__TASK DESCRIPTION__: Extract the full listing verbatim and drop any pictures from your copy.

-- start DATA SHOWN --

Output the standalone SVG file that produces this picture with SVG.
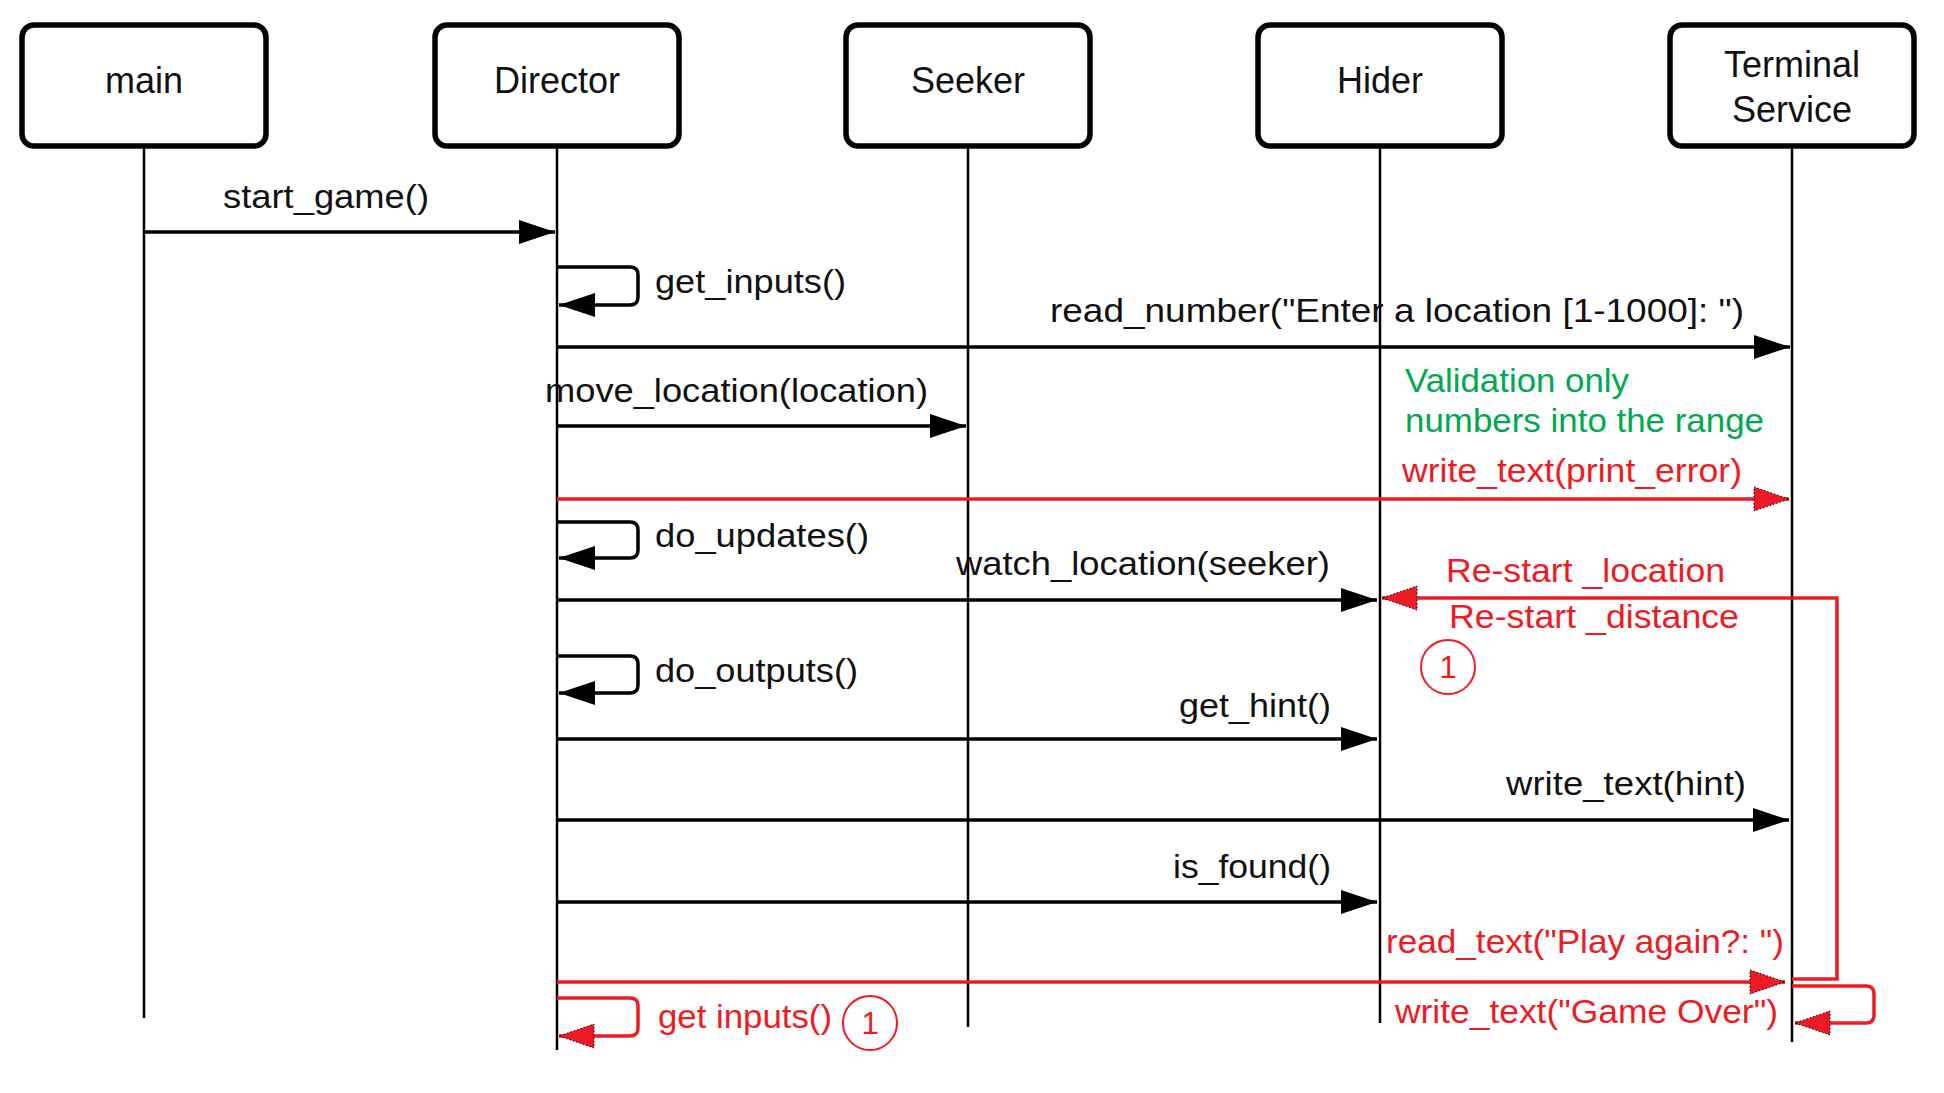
<svg xmlns="http://www.w3.org/2000/svg" width="1944" height="1093" viewBox="0 0 1944 1093">
<style>
.box{fill:#fff;stroke:#000;stroke-width:5.5}
.life{stroke:#000;stroke-width:2.5;fill:none}
.msg{stroke:#000;stroke-width:3.5;fill:none}
.rmsg{stroke:#ED1C24;stroke-width:3.5;fill:none}
.lbl{font-family:"Liberation Sans",Arial,sans-serif;font-size:36px;fill:#111;text-anchor:middle}
.t{font-family:"Liberation Sans",Arial,sans-serif;font-size:34px;fill:#111}
.tr{font-family:"Liberation Sans",Arial,sans-serif;font-size:34px;fill:#ED1C24}
.tg{font-family:"Liberation Sans",Arial,sans-serif;font-size:34px;fill:#00A94F}
.circ{fill:none;stroke:#ED1C24;stroke-width:2}
.num{font-family:"Liberation Sans",Arial,sans-serif;font-size:31px;fill:#ED1C24;text-anchor:middle}
</style>
<defs>
<marker id="ah" markerUnits="userSpaceOnUse" markerWidth="36" markerHeight="24" refX="36" refY="12" orient="auto">
<path d="M0,0 L36,12 L0,24 z" fill="#000"/>
</marker>
<marker id="rah" markerUnits="userSpaceOnUse" markerWidth="38" markerHeight="26" refX="36" refY="13" orient="auto">
<path d="M1,1 L36,13 L1,25 z" fill="#ED1C24" stroke="#000" stroke-width="1" stroke-dasharray="1.5 2"/>
</marker>
</defs>
<rect width="1944" height="1093" fill="#fff"/>

<g id="main">
<rect class="box" x="22" y="25" width="244" height="121" rx="12"/>
<text class="lbl" x="144" y="93">main</text>
<line class="life" x1="144" y1="148" x2="144" y2="1018"/>
</g>
<g id="director">
<rect class="box" x="435" y="25" width="244" height="121" rx="12"/>
<text class="lbl" x="557" y="93">Director</text>
<line class="life" x1="557" y1="148" x2="557" y2="1050"/>
</g>
<g id="seeker">
<rect class="box" x="846" y="25" width="244" height="121" rx="12"/>
<text class="lbl" x="968" y="93">Seeker</text>
<line class="life" x1="968" y1="148" x2="968" y2="1027"/>
</g>
<g id="hider">
<rect class="box" x="1258" y="25" width="244" height="121" rx="12"/>
<text class="lbl" x="1380" y="93">Hider</text>
<line class="life" x1="1380" y1="148" x2="1380" y2="1023"/>
</g>
<g id="terminal">
<rect class="box" x="1670" y="25" width="244" height="121" rx="12"/>
<text class="lbl" x="1792" y="77">Terminal</text>
<text class="lbl" x="1792" y="122">Service</text>
<line class="life" x1="1792" y1="148" x2="1792" y2="1042"/>
</g>

<g id="connectors">
<line class="msg" x1="144" y1="232" x2="555" y2="232" marker-end="url(#ah)"/>
<path class="msg" d="M557,267 H630 Q638,267 638,275 V297 Q638,305 630,305 H559" marker-end="url(#ah)"/>
<line class="msg" x1="557" y1="347" x2="1790" y2="347" marker-end="url(#ah)"/>
<line class="msg" x1="557" y1="426" x2="966" y2="426" marker-end="url(#ah)"/>
<line class="rmsg" x1="557" y1="499" x2="1789" y2="499" marker-end="url(#rah)"/>
<path class="msg" d="M557,522 H630 Q638,522 638,530 V550 Q638,558 630,558 H559" marker-end="url(#ah)"/>
<line class="msg" x1="557" y1="600" x2="1377" y2="600" marker-end="url(#ah)"/>
<path class="rmsg" d="M1792,979 H1837 V598 H1382" marker-end="url(#rah)"/>
<path class="msg" d="M557,656 H630 Q638,656 638,664 V685 Q638,693 630,693 H559" marker-end="url(#ah)"/>
<line class="msg" x1="557" y1="739" x2="1377" y2="739" marker-end="url(#ah)"/>
<line class="msg" x1="557" y1="820" x2="1789" y2="820" marker-end="url(#ah)"/>
<line class="msg" x1="557" y1="902" x2="1377" y2="902" marker-end="url(#ah)"/>
<line class="rmsg" x1="557" y1="982" x2="1785" y2="982" marker-end="url(#rah)"/>
<path class="rmsg" d="M557,998 H630 Q638,998 638,1006 V1028 Q638,1036 630,1036 H559" marker-end="url(#rah)"/>
<path class="rmsg" d="M1792,986 H1866 Q1874,986 1874,994 V1015 Q1874,1023 1866,1023 H1795" marker-end="url(#rah)"/>
</g>

<g id="labels">
<text class="t" x="223" y="208" textLength="206" lengthAdjust="spacingAndGlyphs">start_game()</text>
<text class="t" x="655" y="293" textLength="191" lengthAdjust="spacingAndGlyphs">get_inputs()</text>
<text class="t" x="1050" y="322" textLength="694" lengthAdjust="spacingAndGlyphs">read_number("Enter a location [1-1000]: ")</text>
<text class="t" x="545" y="402" textLength="383" lengthAdjust="spacingAndGlyphs">move_location(location)</text>
<text class="tg" x="1405" y="392" textLength="224" lengthAdjust="spacingAndGlyphs">Validation only</text>
<text class="tg" x="1405" y="432" textLength="359" lengthAdjust="spacingAndGlyphs">numbers into the range</text>
<text class="tr" x="1402" y="482" textLength="340" lengthAdjust="spacingAndGlyphs">write_text(print_error)</text>
<text class="t" x="655" y="547" textLength="214" lengthAdjust="spacingAndGlyphs">do_updates()</text>
<text class="t" x="956" y="575" textLength="374" lengthAdjust="spacingAndGlyphs">watch_location(seeker)</text>
<text class="tr" x="1446" y="582" textLength="279" lengthAdjust="spacingAndGlyphs">Re-start _location</text>
<text class="tr" x="1449" y="628" textLength="290" lengthAdjust="spacingAndGlyphs">Re-start _distance</text>
<circle class="circ" cx="1448" cy="667" r="27"/>
<text class="num" x="1448" y="678">1</text>
<text class="t" x="655" y="682" textLength="203" lengthAdjust="spacingAndGlyphs">do_outputs()</text>
<text class="t" x="1179" y="717" textLength="152" lengthAdjust="spacingAndGlyphs">get_hint()</text>
<text class="t" x="1506" y="795" textLength="240" lengthAdjust="spacingAndGlyphs">write_text(hint)</text>
<text class="t" x="1173" y="878" textLength="158" lengthAdjust="spacingAndGlyphs">is_found()</text>
<text class="tr" x="1386" y="953" textLength="398" lengthAdjust="spacingAndGlyphs">read_text("Play again?: ")</text>
<text class="tr" x="658" y="1028" textLength="174" lengthAdjust="spacingAndGlyphs">get inputs()</text>
<circle class="circ" cx="870" cy="1023" r="27"/>
<text class="num" x="870" y="1034">1</text>
<text class="tr" x="1395" y="1023" textLength="383" lengthAdjust="spacingAndGlyphs">write_text("Game Over")</text>
</g>
</svg>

-- end DATA SHOWN --

__PROBLEM SOLUTION__:
Output the standalone SVG file that produces this picture with SVG.
<svg xmlns="http://www.w3.org/2000/svg" width="1944" height="1093" viewBox="0 0 1944 1093">
<style>
.box{fill:#fff;stroke:#000;stroke-width:5.5}
.life{stroke:#000;stroke-width:2.5;fill:none}
.msg{stroke:#000;stroke-width:3.5;fill:none}
.rmsg{stroke:#ED1C24;stroke-width:3.5;fill:none}
.lbl{font-family:"Liberation Sans",Arial,sans-serif;font-size:36px;fill:#111;text-anchor:middle}
.t{font-family:"Liberation Sans",Arial,sans-serif;font-size:34px;fill:#111}
.tr{font-family:"Liberation Sans",Arial,sans-serif;font-size:34px;fill:#ED1C24}
.tg{font-family:"Liberation Sans",Arial,sans-serif;font-size:34px;fill:#00A94F}
.circ{fill:none;stroke:#ED1C24;stroke-width:2}
.num{font-family:"Liberation Sans",Arial,sans-serif;font-size:31px;fill:#ED1C24;text-anchor:middle}
</style>
<defs>
<marker id="ah" markerUnits="userSpaceOnUse" markerWidth="36" markerHeight="24" refX="36" refY="12" orient="auto">
<path d="M0,0 L36,12 L0,24 z" fill="#000"/>
</marker>
<marker id="rah" markerUnits="userSpaceOnUse" markerWidth="38" markerHeight="26" refX="36" refY="13" orient="auto">
<path d="M1,1 L36,13 L1,25 z" fill="#ED1C24" stroke="#000" stroke-width="1" stroke-dasharray="1.5 2"/>
</marker>
</defs>
<rect width="1944" height="1093" fill="#fff"/>

<g id="main">
<rect class="box" x="22" y="25" width="244" height="121" rx="12"/>
<text class="lbl" x="144" y="93">main</text>
<line class="life" x1="144" y1="148" x2="144" y2="1018"/>
</g>
<g id="director">
<rect class="box" x="435" y="25" width="244" height="121" rx="12"/>
<text class="lbl" x="557" y="93">Director</text>
<line class="life" x1="557" y1="148" x2="557" y2="1050"/>
</g>
<g id="seeker">
<rect class="box" x="846" y="25" width="244" height="121" rx="12"/>
<text class="lbl" x="968" y="93">Seeker</text>
<line class="life" x1="968" y1="148" x2="968" y2="1027"/>
</g>
<g id="hider">
<rect class="box" x="1258" y="25" width="244" height="121" rx="12"/>
<text class="lbl" x="1380" y="93">Hider</text>
<line class="life" x1="1380" y1="148" x2="1380" y2="1023"/>
</g>
<g id="terminal">
<rect class="box" x="1670" y="25" width="244" height="121" rx="12"/>
<text class="lbl" x="1792" y="77">Terminal</text>
<text class="lbl" x="1792" y="122">Service</text>
<line class="life" x1="1792" y1="148" x2="1792" y2="1042"/>
</g>

<g id="connectors">
<line class="msg" x1="144" y1="232" x2="555" y2="232" marker-end="url(#ah)"/>
<path class="msg" d="M557,267 H630 Q638,267 638,275 V297 Q638,305 630,305 H559" marker-end="url(#ah)"/>
<line class="msg" x1="557" y1="347" x2="1790" y2="347" marker-end="url(#ah)"/>
<line class="msg" x1="557" y1="426" x2="966" y2="426" marker-end="url(#ah)"/>
<line class="rmsg" x1="557" y1="499" x2="1789" y2="499" marker-end="url(#rah)"/>
<path class="msg" d="M557,522 H630 Q638,522 638,530 V550 Q638,558 630,558 H559" marker-end="url(#ah)"/>
<line class="msg" x1="557" y1="600" x2="1377" y2="600" marker-end="url(#ah)"/>
<path class="rmsg" d="M1792,979 H1837 V598 H1382" marker-end="url(#rah)"/>
<path class="msg" d="M557,656 H630 Q638,656 638,664 V685 Q638,693 630,693 H559" marker-end="url(#ah)"/>
<line class="msg" x1="557" y1="739" x2="1377" y2="739" marker-end="url(#ah)"/>
<line class="msg" x1="557" y1="820" x2="1789" y2="820" marker-end="url(#ah)"/>
<line class="msg" x1="557" y1="902" x2="1377" y2="902" marker-end="url(#ah)"/>
<line class="rmsg" x1="557" y1="982" x2="1785" y2="982" marker-end="url(#rah)"/>
<path class="rmsg" d="M557,998 H630 Q638,998 638,1006 V1028 Q638,1036 630,1036 H559" marker-end="url(#rah)"/>
<path class="rmsg" d="M1792,986 H1866 Q1874,986 1874,994 V1015 Q1874,1023 1866,1023 H1795" marker-end="url(#rah)"/>
</g>

<g id="labels">
<text class="t" x="223" y="208" textLength="206" lengthAdjust="spacingAndGlyphs">start_game()</text>
<text class="t" x="655" y="293" textLength="191" lengthAdjust="spacingAndGlyphs">get_inputs()</text>
<text class="t" x="1050" y="322" textLength="694" lengthAdjust="spacingAndGlyphs">read_number("Enter a location [1-1000]: ")</text>
<text class="t" x="545" y="402" textLength="383" lengthAdjust="spacingAndGlyphs">move_location(location)</text>
<text class="tg" x="1405" y="392" textLength="224" lengthAdjust="spacingAndGlyphs">Validation only</text>
<text class="tg" x="1405" y="432" textLength="359" lengthAdjust="spacingAndGlyphs">numbers into the range</text>
<text class="tr" x="1402" y="482" textLength="340" lengthAdjust="spacingAndGlyphs">write_text(print_error)</text>
<text class="t" x="655" y="547" textLength="214" lengthAdjust="spacingAndGlyphs">do_updates()</text>
<text class="t" x="956" y="575" textLength="374" lengthAdjust="spacingAndGlyphs">watch_location(seeker)</text>
<text class="tr" x="1446" y="582" textLength="279" lengthAdjust="spacingAndGlyphs">Re-start _location</text>
<text class="tr" x="1449" y="628" textLength="290" lengthAdjust="spacingAndGlyphs">Re-start _distance</text>
<circle class="circ" cx="1448" cy="667" r="27"/>
<text class="num" x="1448" y="678">1</text>
<text class="t" x="655" y="682" textLength="203" lengthAdjust="spacingAndGlyphs">do_outputs()</text>
<text class="t" x="1179" y="717" textLength="152" lengthAdjust="spacingAndGlyphs">get_hint()</text>
<text class="t" x="1506" y="795" textLength="240" lengthAdjust="spacingAndGlyphs">write_text(hint)</text>
<text class="t" x="1173" y="878" textLength="158" lengthAdjust="spacingAndGlyphs">is_found()</text>
<text class="tr" x="1386" y="953" textLength="398" lengthAdjust="spacingAndGlyphs">read_text("Play again?: ")</text>
<text class="tr" x="658" y="1028" textLength="174" lengthAdjust="spacingAndGlyphs">get inputs()</text>
<circle class="circ" cx="870" cy="1023" r="27"/>
<text class="num" x="870" y="1034">1</text>
<text class="tr" x="1395" y="1023" textLength="383" lengthAdjust="spacingAndGlyphs">write_text("Game Over")</text>
</g>
</svg>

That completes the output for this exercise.